## [Exercise description]
Restrict the output to the lines below starting at the one that contains "Generate a web" and ending at the one that contains "1.424, 1.492, 1.520, 1.527, 1.492, 1.437, 1.369];", and restate them word for word, both ends included.

....

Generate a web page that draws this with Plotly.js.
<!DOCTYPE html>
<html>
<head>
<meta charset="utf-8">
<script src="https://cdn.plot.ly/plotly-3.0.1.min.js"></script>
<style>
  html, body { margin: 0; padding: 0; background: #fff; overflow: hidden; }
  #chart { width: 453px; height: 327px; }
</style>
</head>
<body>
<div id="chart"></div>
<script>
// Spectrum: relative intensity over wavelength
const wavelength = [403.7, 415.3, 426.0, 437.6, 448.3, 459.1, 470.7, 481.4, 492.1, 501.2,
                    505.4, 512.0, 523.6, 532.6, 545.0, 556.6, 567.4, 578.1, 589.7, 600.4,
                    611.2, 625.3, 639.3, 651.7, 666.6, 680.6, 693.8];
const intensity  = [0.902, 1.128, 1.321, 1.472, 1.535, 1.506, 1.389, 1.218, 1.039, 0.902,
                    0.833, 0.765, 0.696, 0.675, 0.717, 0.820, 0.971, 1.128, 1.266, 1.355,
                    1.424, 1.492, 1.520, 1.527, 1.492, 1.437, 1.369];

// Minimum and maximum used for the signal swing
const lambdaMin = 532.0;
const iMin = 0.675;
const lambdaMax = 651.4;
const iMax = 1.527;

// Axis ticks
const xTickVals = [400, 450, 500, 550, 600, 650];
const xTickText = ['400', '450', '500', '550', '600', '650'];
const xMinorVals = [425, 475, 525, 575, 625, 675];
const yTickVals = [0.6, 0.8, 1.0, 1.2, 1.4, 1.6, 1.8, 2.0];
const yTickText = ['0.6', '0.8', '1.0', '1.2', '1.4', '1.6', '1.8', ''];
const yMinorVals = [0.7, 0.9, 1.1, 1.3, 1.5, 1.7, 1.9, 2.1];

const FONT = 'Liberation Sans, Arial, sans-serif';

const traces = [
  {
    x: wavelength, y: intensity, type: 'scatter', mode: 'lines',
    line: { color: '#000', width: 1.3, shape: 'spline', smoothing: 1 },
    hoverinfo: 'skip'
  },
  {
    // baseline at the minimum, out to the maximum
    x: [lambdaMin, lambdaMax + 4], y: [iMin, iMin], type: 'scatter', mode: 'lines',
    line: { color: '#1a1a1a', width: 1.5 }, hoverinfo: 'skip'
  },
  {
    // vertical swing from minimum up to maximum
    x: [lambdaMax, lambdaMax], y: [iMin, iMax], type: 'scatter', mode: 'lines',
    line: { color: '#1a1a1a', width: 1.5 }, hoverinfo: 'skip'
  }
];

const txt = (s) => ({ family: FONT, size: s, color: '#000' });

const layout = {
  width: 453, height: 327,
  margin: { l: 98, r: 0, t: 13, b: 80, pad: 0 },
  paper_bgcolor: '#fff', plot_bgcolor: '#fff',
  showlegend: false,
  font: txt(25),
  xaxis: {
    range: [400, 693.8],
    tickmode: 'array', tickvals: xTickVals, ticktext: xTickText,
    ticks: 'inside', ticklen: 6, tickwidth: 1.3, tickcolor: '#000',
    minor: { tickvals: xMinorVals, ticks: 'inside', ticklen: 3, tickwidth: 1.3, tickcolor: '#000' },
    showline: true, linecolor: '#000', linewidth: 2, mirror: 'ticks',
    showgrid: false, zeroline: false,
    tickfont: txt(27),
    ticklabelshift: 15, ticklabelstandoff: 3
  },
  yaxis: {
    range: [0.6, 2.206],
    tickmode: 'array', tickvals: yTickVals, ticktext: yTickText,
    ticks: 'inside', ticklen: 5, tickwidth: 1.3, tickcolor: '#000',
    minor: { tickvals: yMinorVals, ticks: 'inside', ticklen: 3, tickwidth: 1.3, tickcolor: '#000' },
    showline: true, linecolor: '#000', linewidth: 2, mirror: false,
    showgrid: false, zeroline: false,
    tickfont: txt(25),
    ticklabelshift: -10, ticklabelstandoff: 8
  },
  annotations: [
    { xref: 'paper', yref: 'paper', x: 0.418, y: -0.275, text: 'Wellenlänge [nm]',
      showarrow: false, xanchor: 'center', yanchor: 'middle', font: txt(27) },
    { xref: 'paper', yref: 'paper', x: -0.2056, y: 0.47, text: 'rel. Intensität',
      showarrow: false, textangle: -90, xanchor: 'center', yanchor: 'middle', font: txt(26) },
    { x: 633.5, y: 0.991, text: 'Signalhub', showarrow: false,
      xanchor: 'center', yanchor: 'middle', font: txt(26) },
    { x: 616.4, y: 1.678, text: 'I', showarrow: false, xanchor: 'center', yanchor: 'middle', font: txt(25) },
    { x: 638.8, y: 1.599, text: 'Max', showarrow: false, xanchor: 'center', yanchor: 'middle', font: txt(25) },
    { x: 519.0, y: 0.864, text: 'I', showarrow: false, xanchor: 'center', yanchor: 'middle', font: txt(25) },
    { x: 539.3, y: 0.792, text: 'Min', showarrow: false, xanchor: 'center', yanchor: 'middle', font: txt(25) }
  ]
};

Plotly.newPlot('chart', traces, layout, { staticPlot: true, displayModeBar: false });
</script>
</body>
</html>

....

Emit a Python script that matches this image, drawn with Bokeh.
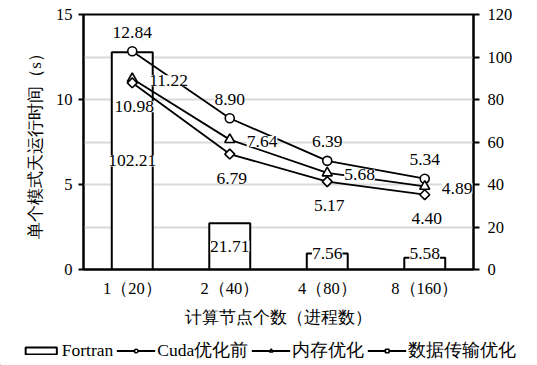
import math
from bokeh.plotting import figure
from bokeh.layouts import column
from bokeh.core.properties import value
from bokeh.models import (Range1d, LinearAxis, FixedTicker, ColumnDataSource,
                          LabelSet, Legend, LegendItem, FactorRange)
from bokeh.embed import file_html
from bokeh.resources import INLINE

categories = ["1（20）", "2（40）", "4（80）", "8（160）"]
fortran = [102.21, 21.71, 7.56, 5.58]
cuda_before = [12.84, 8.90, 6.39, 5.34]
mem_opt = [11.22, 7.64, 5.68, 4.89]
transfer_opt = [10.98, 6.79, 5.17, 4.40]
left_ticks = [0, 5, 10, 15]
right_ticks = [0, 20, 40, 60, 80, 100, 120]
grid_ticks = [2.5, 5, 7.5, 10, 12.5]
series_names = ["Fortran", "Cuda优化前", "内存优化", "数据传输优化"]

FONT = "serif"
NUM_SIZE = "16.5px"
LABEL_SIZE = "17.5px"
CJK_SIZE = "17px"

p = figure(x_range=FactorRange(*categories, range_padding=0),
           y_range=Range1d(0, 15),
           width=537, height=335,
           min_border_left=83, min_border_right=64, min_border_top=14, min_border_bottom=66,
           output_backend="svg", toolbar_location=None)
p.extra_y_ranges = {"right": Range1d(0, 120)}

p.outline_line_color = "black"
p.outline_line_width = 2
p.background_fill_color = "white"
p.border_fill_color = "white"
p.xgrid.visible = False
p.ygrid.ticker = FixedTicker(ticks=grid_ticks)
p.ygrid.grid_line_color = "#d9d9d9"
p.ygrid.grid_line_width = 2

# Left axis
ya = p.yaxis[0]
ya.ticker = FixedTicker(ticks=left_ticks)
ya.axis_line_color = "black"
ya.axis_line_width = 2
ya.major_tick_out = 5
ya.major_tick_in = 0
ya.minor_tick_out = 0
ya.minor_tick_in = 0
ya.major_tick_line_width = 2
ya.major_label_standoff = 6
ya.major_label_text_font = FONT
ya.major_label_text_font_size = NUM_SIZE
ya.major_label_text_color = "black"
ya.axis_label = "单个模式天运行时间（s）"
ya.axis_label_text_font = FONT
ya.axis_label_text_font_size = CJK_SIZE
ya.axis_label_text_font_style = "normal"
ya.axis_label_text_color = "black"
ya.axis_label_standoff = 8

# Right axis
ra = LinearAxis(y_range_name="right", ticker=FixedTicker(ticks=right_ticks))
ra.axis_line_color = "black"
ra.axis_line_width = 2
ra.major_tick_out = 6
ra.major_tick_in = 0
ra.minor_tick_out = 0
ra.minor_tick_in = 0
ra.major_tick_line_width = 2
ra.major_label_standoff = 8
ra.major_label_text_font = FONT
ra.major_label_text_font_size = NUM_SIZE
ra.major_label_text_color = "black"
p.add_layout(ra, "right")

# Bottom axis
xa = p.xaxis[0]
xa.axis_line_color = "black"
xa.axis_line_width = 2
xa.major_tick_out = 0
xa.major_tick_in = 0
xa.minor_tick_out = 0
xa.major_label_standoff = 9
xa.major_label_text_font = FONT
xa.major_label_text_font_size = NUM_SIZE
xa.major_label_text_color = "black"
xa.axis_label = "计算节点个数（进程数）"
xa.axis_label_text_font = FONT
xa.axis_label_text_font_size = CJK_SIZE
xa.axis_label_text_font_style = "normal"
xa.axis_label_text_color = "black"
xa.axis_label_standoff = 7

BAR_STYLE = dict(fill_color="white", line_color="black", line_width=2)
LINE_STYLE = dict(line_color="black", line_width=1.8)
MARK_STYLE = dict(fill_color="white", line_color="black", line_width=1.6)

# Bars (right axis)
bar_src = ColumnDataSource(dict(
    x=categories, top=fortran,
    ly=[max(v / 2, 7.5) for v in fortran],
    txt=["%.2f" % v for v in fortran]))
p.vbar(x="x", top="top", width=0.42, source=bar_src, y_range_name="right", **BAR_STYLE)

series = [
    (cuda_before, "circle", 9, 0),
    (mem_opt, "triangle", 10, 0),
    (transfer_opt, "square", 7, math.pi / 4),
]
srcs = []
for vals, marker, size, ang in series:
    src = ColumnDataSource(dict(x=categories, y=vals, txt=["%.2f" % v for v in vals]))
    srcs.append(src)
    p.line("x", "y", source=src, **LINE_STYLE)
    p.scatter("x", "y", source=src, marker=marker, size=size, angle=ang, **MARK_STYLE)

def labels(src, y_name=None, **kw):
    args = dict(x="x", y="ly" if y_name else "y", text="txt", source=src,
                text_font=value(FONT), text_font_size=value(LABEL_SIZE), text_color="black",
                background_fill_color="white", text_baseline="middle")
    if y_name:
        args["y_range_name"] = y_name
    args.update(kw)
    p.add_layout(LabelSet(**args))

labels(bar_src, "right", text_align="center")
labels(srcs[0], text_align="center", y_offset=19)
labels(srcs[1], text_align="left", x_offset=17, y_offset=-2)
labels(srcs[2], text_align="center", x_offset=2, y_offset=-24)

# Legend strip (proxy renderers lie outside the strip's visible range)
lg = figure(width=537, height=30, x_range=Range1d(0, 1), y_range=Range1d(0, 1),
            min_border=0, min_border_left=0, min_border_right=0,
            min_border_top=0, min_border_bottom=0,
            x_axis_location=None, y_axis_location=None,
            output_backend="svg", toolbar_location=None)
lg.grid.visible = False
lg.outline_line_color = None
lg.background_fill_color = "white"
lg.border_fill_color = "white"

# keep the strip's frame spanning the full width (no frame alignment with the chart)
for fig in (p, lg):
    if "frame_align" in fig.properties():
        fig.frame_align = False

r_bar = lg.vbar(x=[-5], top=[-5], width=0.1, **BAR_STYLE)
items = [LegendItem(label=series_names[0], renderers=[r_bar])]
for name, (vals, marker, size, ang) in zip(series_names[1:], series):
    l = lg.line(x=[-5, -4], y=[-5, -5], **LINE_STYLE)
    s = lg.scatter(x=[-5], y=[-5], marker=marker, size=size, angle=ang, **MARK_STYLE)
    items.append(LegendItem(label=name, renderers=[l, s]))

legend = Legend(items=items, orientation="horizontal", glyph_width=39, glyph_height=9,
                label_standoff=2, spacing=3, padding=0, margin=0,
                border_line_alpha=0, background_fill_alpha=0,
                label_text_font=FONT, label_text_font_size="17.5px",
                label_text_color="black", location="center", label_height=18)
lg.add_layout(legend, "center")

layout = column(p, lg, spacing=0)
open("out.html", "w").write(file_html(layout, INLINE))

....

## [Task solution]
Generate a web page that draws this with Plotly.js.
<!DOCTYPE html>
<html>
<head>
<meta charset="utf-8">
<script src="https://cdn.plot.ly/plotly-3.0.1.min.js"></script>
<style>
  html, body { margin: 0; padding: 0; background: #fff; overflow: hidden; }
  #chart { width: 453px; height: 327px; }
</style>
</head>
<body>
<div id="chart"></div>
<script>
// Spectrum: relative intensity over wavelength
const wavelength = [403.7, 415.3, 426.0, 437.6, 448.3, 459.1, 470.7, 481.4, 492.1, 501.2,
                    505.4, 512.0, 523.6, 532.6, 545.0, 556.6, 567.4, 578.1, 589.7, 600.4,
                    611.2, 625.3, 639.3, 651.7, 666.6, 680.6, 693.8];
const intensity  = [0.902, 1.128, 1.321, 1.472, 1.535, 1.506, 1.389, 1.218, 1.039, 0.902,
                    0.833, 0.765, 0.696, 0.675, 0.717, 0.820, 0.971, 1.128, 1.266, 1.355,
                    1.424, 1.492, 1.520, 1.527, 1.492, 1.437, 1.369];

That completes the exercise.